From the first line of the data below through the line bearing "from matplotlib.lines import Line2D", reproduce each line exactly; do not include pictures.

---- PROVIDED MATERIAL

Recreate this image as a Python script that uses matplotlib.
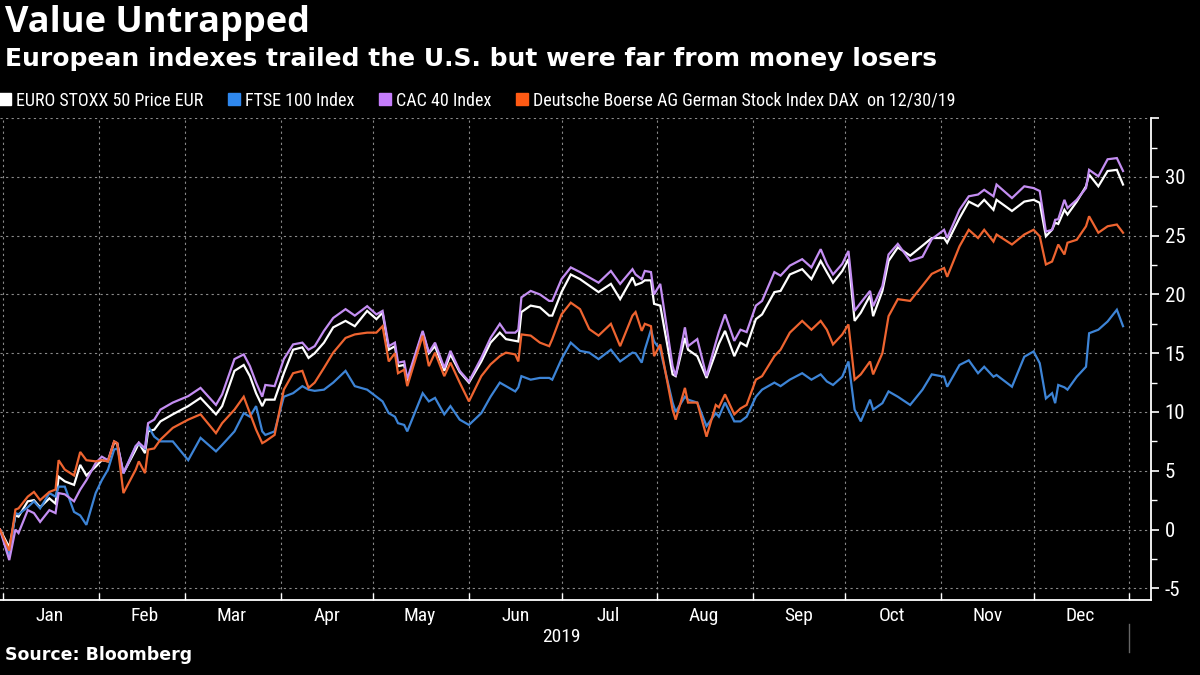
import numpy as np
import pandas as pd
import matplotlib
matplotlib.use('Agg')
import matplotlib.pyplot as plt
import matplotlib.dates as mdates
import matplotlib.transforms as mtransforms
from matplotlib import font_manager
from matplotlib.lines import Line2D

# --- data: % change since end of 2018 ---
# days since 2019-01-01
days = [-1, 2, 4, 5, 8, 10, 12, 15, 17, 18,
        20, 23, 25, 27, 30, 32, 34, 36, 37, 39,
        43, 44, 46, 47, 49, 51, 55, 60, 64, 69,
        71, 75, 78, 80, 82, 84, 85, 88, 91, 94,
        97, 99, 101, 104, 107, 111, 114, 118, 121, 123,
        125, 127, 128, 130, 131, 136, 138, 140, 143, 145,
        148, 151, 155, 158, 161, 163, 166, 167, 168, 171,
        174, 177, 178, 181, 184, 187, 190, 193, 197, 200,
        204, 205, 207, 208, 210, 211, 213, 217, 218, 221,
        222, 225, 228, 231, 232, 234, 237, 239, 241, 244,
        246, 250, 252, 255, 259, 262, 265, 267, 269, 272,
        274, 276, 278, 281, 282, 285, 287, 290, 294, 298,
        301, 305, 306, 310, 313, 316, 318, 321, 322, 327,
        331, 334, 336, 338, 340, 341, 342, 344, 345, 348,
        351, 352, 355, 358, 361, 363]

euro_stoxx = [0, -1.5, 1.2, 1.1, 2.4, 2.5, 1.9, 2.65, 2.2, 4.5,
              4.1, 3.8, 5.5, 4.6, 5.35, 5.9, 5.8, 7.4, 7.3, 4.8,
              6.8, 7.35, 6.5, 8.35, 8.5, 9.2, 9.8, 10.5, 11.2, 9.8,
              10.5, 13.5, 14.0, 13.05, 11.6, 10.5, 11.05, 11.05, 13.3, 15.3,
              15.5, 14.6, 15.0, 15.9, 17.2, 17.75, 17.3, 18.6, 17.9, 18.45,
              15.3, 15.6, 13.9, 14.0, 12.6, 16.75, 15.0, 15.6, 13.5, 14.9,
              13.4, 12.5, 14.3, 15.9, 16.75, 16.2, 16.05, 16.0, 18.5, 19.05,
              18.9, 18.2, 18.2, 20.2, 21.7, 21.3, 20.75, 20.2, 20.9, 19.6,
              21.45, 20.8, 21.0, 21.2, 21.2, 19.2, 19.05, 13.2, 13.05, 16.3,
              15.3, 14.75, 12.9, 15.05, 15.8, 16.9, 14.75, 15.9, 15.6, 17.9,
              18.3, 20.2, 20.3, 21.7, 22.15, 21.3, 22.85, 21.9, 21.0, 22.0,
              23.0, 17.75, 18.45, 19.9, 18.15, 20.3, 22.85, 24.0, 23.3, 24.15,
              24.8, 24.8, 24.4, 26.5, 27.9, 27.5, 28.05, 27.2, 28.05, 27.1,
              27.9, 28.05, 27.8, 24.95, 25.5, 26.1, 26.0, 27.2, 26.8, 27.9,
              29.2, 30.2, 29.2, 30.5, 30.6, 29.35]

ftse = [0, -2.3, 1.4, 1.3, 1.9, 2.4, 1.8, 3.1, 2.8, 3.65,
        3.65, 1.5, 1.2, 0.4, 3.1, 4.2, 5.1, 6.8, 6.9, 4.8,
        7.1, 7.3, 6.9, 8.8, 7.9, 7.5, 7.5, 5.9, 7.8, 6.65,
        7.2, 8.35, 9.9, 9.6, 10.5, 8.35, 8.05, 8.35, 11.3, 11.6,
        12.2, 11.9, 11.8, 11.9, 12.5, 13.5, 12.2, 11.9, 11.3, 10.9,
        9.9, 9.6, 9.05, 8.9, 8.35, 11.6, 10.9, 11.2, 9.8, 10.5,
        9.35, 8.9, 9.9, 11.3, 12.5, 12.2, 11.75, 12.1, 13.05, 12.75,
        12.9, 12.9, 12.75, 14.5, 15.9, 15.2, 15.05, 14.5, 15.3, 14.3,
        15.05, 15.0, 14.2, 15.3, 17.0, 16.0, 15.3, 10.8, 10.0, 11.3,
        11.05, 10.8, 8.8, 9.9, 9.6, 10.8, 9.2, 9.2, 9.6, 11.3,
        11.9, 12.5, 12.2, 12.75, 13.3, 12.75, 13.2, 12.6, 12.3, 13.0,
        14.3, 10.2, 9.2, 11.05, 10.2, 10.75, 11.75, 11.3, 10.6, 11.9,
        13.2, 13.0, 12.15, 14.0, 14.4, 13.3, 13.85, 13.0, 13.15, 12.15,
        14.7, 15.15, 14.15, 11.15, 11.6, 10.75, 12.3, 12.1, 11.9, 13.0,
        13.85, 16.7, 17.0, 17.7, 18.7, 17.3]

cac = [0, -2.6, 0.0, -0.3, 1.65, 1.4, 0.65, 1.65, 1.4, 3.1,
       3.0, 2.4, 3.4, 4.2, 5.65, 6.2, 5.9, 7.5, 7.35, 4.8,
       7.1, 7.4, 6.9, 9.05, 9.35, 10.2, 10.8, 11.35, 12.05, 10.6,
       11.5, 14.5, 14.9, 13.9, 12.5, 11.3, 12.3, 12.2, 14.5, 15.75,
       15.9, 15.3, 15.6, 16.9, 18.0, 18.75, 18.2, 19.0, 18.3, 18.6,
       15.6, 15.9, 14.2, 14.3, 12.8, 16.9, 15.05, 15.9, 13.75, 15.2,
       13.5, 12.6, 14.6, 16.3, 17.5, 16.75, 16.75, 17.0, 19.75, 20.3,
       20.0, 19.45, 19.45, 21.3, 22.3, 21.9, 21.45, 21.0, 22.0, 20.9,
       22.15, 21.7, 21.3, 22.0, 21.9, 20.0, 20.9, 13.9, 13.05, 17.2,
       15.6, 16.2, 13.05, 15.9, 16.8, 18.3, 16.05, 17.0, 16.8, 19.05,
       19.45, 21.9, 21.6, 22.45, 23.0, 22.3, 23.85, 22.6, 21.7, 22.6,
       23.7, 18.6, 19.3, 20.3, 19.0, 20.7, 23.4, 24.3, 22.85, 23.2,
       24.7, 25.5, 24.8, 27.2, 28.35, 28.5, 28.9, 28.35, 29.35, 28.2,
       29.2, 29.05, 28.8, 25.35, 25.5, 26.35, 26.4, 28.05, 27.35, 28.05,
       29.05, 30.6, 30.05, 31.5, 31.6, 30.5]

dax = [0, -1.8, 1.7, 1.8, 2.8, 3.2, 2.5, 3.2, 3.4, 5.9,
       5.1, 4.6, 6.6, 5.9, 5.8, 5.9, 5.8, 7.5, 7.35, 3.1,
       5.1, 5.8, 4.8, 6.8, 6.9, 7.65, 8.65, 9.35, 9.8, 8.2,
       9.05, 10.2, 11.3, 9.9, 8.5, 7.35, 7.5, 8.05, 11.9, 13.3,
       13.5, 12.05, 12.5, 13.75, 15.05, 16.3, 16.6, 16.75, 16.75, 17.3,
       14.3, 15.0, 13.3, 13.6, 12.2, 16.5, 13.9, 15.05, 13.05, 14.2,
       12.5, 10.9, 13.05, 14.05, 14.75, 15.05, 14.9, 14.3, 16.6, 16.5,
       15.9, 15.6, 16.2, 18.3, 19.3, 18.75, 17.05, 16.5, 17.5, 15.6,
       18.2, 18.5, 16.9, 17.5, 17.3, 14.75, 15.75, 10.2, 9.35, 12.05,
       10.8, 10.8, 7.9, 10.6, 10.4, 11.5, 9.8, 10.3, 10.6, 12.75,
       13.05, 14.75, 15.3, 16.75, 17.75, 17.0, 17.75, 17.0, 15.75, 16.6,
       17.45, 12.75, 13.2, 14.3, 13.2, 15.0, 18.15, 19.6, 19.45, 20.75,
       21.75, 22.25, 21.5, 24.1, 25.5, 24.8, 25.5, 24.5, 25.1, 24.25,
       25.1, 25.5, 24.95, 22.55, 22.8, 23.5, 24.25, 23.4, 24.4, 24.65,
       25.8, 26.65, 25.25, 25.8, 25.95, 25.25]

labels = ['EURO STOXX 50 Price EUR', 'FTSE 100 Index', 'CAC 40 Index',
          'Deutsche Boerse AG German Stock Index DAX  on 12/30/19']
line_colors = ['#ffffff', '#3d84d6', '#c48ef2', '#ee6430']
key_colors = ['#ffffff', '#2f88ee', '#c57dfb', '#ff5a14']
series = [euro_stoxx, ftse, cac, dax]

dates = pd.Timestamp('2019-01-01') + pd.to_timedelta(days, unit='D')

# fonts
names = {f.name for f in font_manager.fontManager.ttflist}
cond = next((n for n in ['Liberation Sans Narrow', 'Roboto Condensed', 'DejaVu Sans']
             if n in names), 'DejaVu Sans')
head = 'Open Sans' if 'Open Sans' in names else 'DejaVu Sans'

fig = plt.figure(figsize=(12, 6.75), dpi=100, facecolor='black')
ax = fig.add_axes([0.0, 0.111, 0.959, 0.714], facecolor='black')

for vals, c in zip(series, line_colors):
    ax.plot(dates, vals, color=c, lw=1.6, solid_joinstyle='miter')

ax.set_xlim(pd.Timestamp('2018-12-31'), pd.Timestamp('2020-01-08'))
ax.set_ylim(-6, 35)

# y axis on the right
ax.yaxis.tick_right()
ax.set_yticks(np.arange(-5, 36, 5))
ax.set_yticklabels([str(v) if v < 35 else '' for v in range(-5, 36, 5)])
ax.set_yticks(np.arange(-5, 35, 2.5), minor=True)
ax.tick_params(axis='y', which='major', colors='white', length=6, width=1.2,
               labelsize=15, pad=4)
ax.tick_params(axis='y', which='minor', colors='white', length=4, width=1)
for lab in ax.get_yticklabels():
    lab.set_fontfamily(cond)

# x axis: month boundaries as ticks, labels mid-month
ax.xaxis.set_major_locator(mdates.MonthLocator())
ax.xaxis.set_major_formatter(plt.NullFormatter())
ax.xaxis.set_minor_locator(mdates.MonthLocator(bymonthday=16))
ax.xaxis.set_minor_formatter(mdates.DateFormatter('%b'))
ax.tick_params(axis='x', which='major', direction='in', colors='white',
               length=5, width=1)
ax.tick_params(axis='x', which='minor', length=0, colors='white',
               labelsize=14, pad=5)
for lab in ax.get_xticklabels(minor=True):
    lab.set_fontfamily(cond)

for s in ['top', 'left']:
    ax.spines[s].set_visible(False)
for s in ['right', 'bottom']:
    ax.spines[s].set_color('white')
    ax.spines[s].set_linewidth(1.3)

ax.grid(True, which='major', color='#8a8a8a', lw=0.8, ls=(0, (2, 3)))

trans = mtransforms.blended_transform_factory(ax.transData, ax.transAxes)
ax.text(pd.Timestamp('2019-07-01'), -0.077, '2019', transform=trans,
        ha='center', va='center', color='white', fontsize=14, family=cond)
ax.plot([pd.Timestamp('2020-01-01')] * 2, [-0.05, -0.108], transform=trans,
        color='#666666', lw=1, clip_on=False)

# titles
fig.text(0.004, 0.992, 'Value Untrapped', color='white', fontsize=26,
         weight='bold', family=head, va='top')
fig.text(0.004, 0.930, 'European indexes trailed the U.S. but were far from money losers',
         color='white', fontsize=18, weight='bold', family='DejaVu Sans', va='top')

# legend
handles = [Line2D([], [], ls='none', marker='s', ms=8, color=c) for c in key_colors]
leg = fig.legend(handles, labels, loc='center left', bbox_to_anchor=(0.0, 0.851),
                 ncol=4, frameon=False, handlelength=0.6, handletextpad=0.3,
                 columnspacing=1.4, borderaxespad=0, borderpad=0,
                 prop={'family': cond, 'size': 13})
for t in leg.get_texts():
    t.set_color('white')

fig.text(0.004, 0.017, 'Source: Bloomberg', color='white', fontsize=12.5,
         weight='bold', family='DejaVu Sans', va='bottom')

fig.savefig('out.png', dpi=100, facecolor='black')
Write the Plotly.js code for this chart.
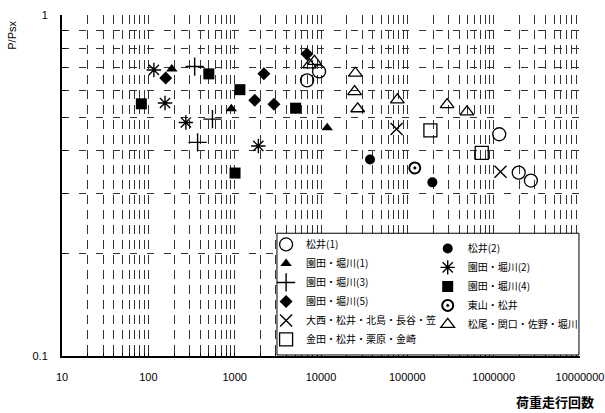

--------

**TASK RESULT**:
Recreate this image as a Python script that uses matplotlib.
import numpy as np
import pandas as pd
import matplotlib
matplotlib.use('Agg')
import matplotlib.pyplot as plt
import matplotlib.dates as mdates
import matplotlib.transforms as mtransforms
from matplotlib import font_manager
from matplotlib.lines import Line2D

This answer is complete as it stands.